= Cihan News Agency =

Turkish news agency

The Cihan News Agency (Cihan Haber Ajansı) was a Turkish news agency based in Istanbul.

The agency, established in 1994, was part of Feza Publications, which also owned Zaman newspaper and Aksiyon, a weekly news magazine. Cihan New Agency, which produced news in the fields of current events, politics, economy, foreign news, art-magazine and sports, was daily servicing approximately 450 written news, 315 photos and 100 video news. On July 27, 2016, the agency was closed under a statutory decree during the state of emergency after the 2016 Turkish coup d'état attempt, due to its alleged links with the Gülen movement.

==Services==
Cihan News Agency provided news services to 78 percent of national newspapers and 53 percent of national televisions in Turkey. The agency was also firmly established on the local level with many subscribers among local TV and radio stations, newspapers and with its numerous local joint broadcasting projects. Cihan also provided news and technical opportunities to over 100 foreign television channels. Some of the channels, which co-operated with Cihan were CNN International, BBC, NBC, MTV, CBS, ABC, Al-Jazeera, Abu Dhabi TV, ARD, ZDF, SAT 1, TF1, Canal +, RAI, TVE, Antena 3, TV2 Denmark, Nos Tv, MJTV, NTV Japan, KBS, NTV Russia, TV6, IRIB, MEGA Channel, Bloomberg, MSMBC, ANS, Lider Tv.

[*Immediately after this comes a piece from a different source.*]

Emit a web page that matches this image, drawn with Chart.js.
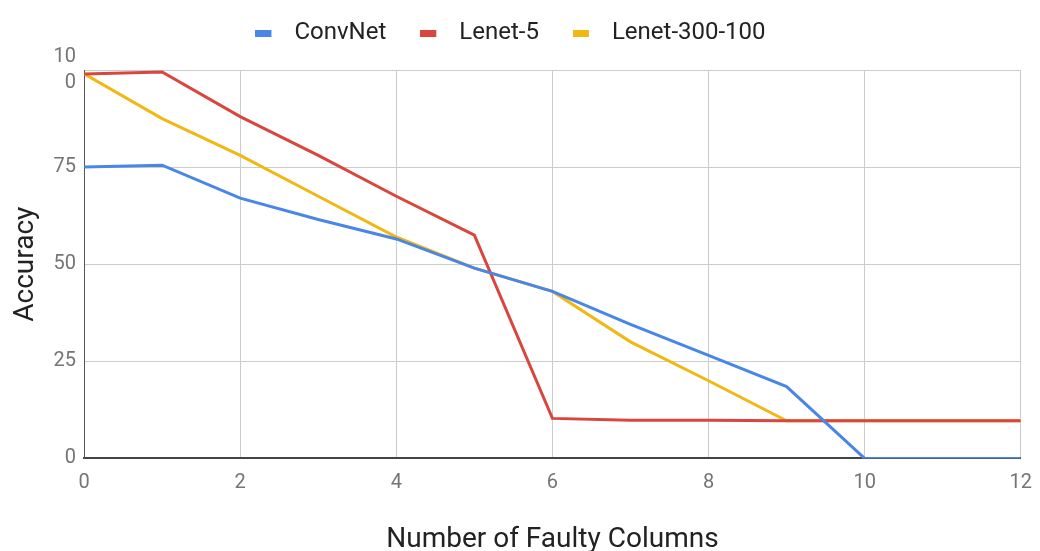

Cihan had 520 personnel working in 81 provinces and 284 counties of Turkey. Cihan News Agency had correspondents in Central Asia, the Middle East, the Balkan States, Europe, South America, Africa and the Far East, totaling 25 offices and 37 correspondents in different countries. Maintaining permanent offices in hot spots like Gaza, Arbil and Kabul, Cihan broadcast live and dispatched recordings from these countries to international media organisations.

Cihan News Agency also played a role during the last three elections in Turkey by providing results to the news channels.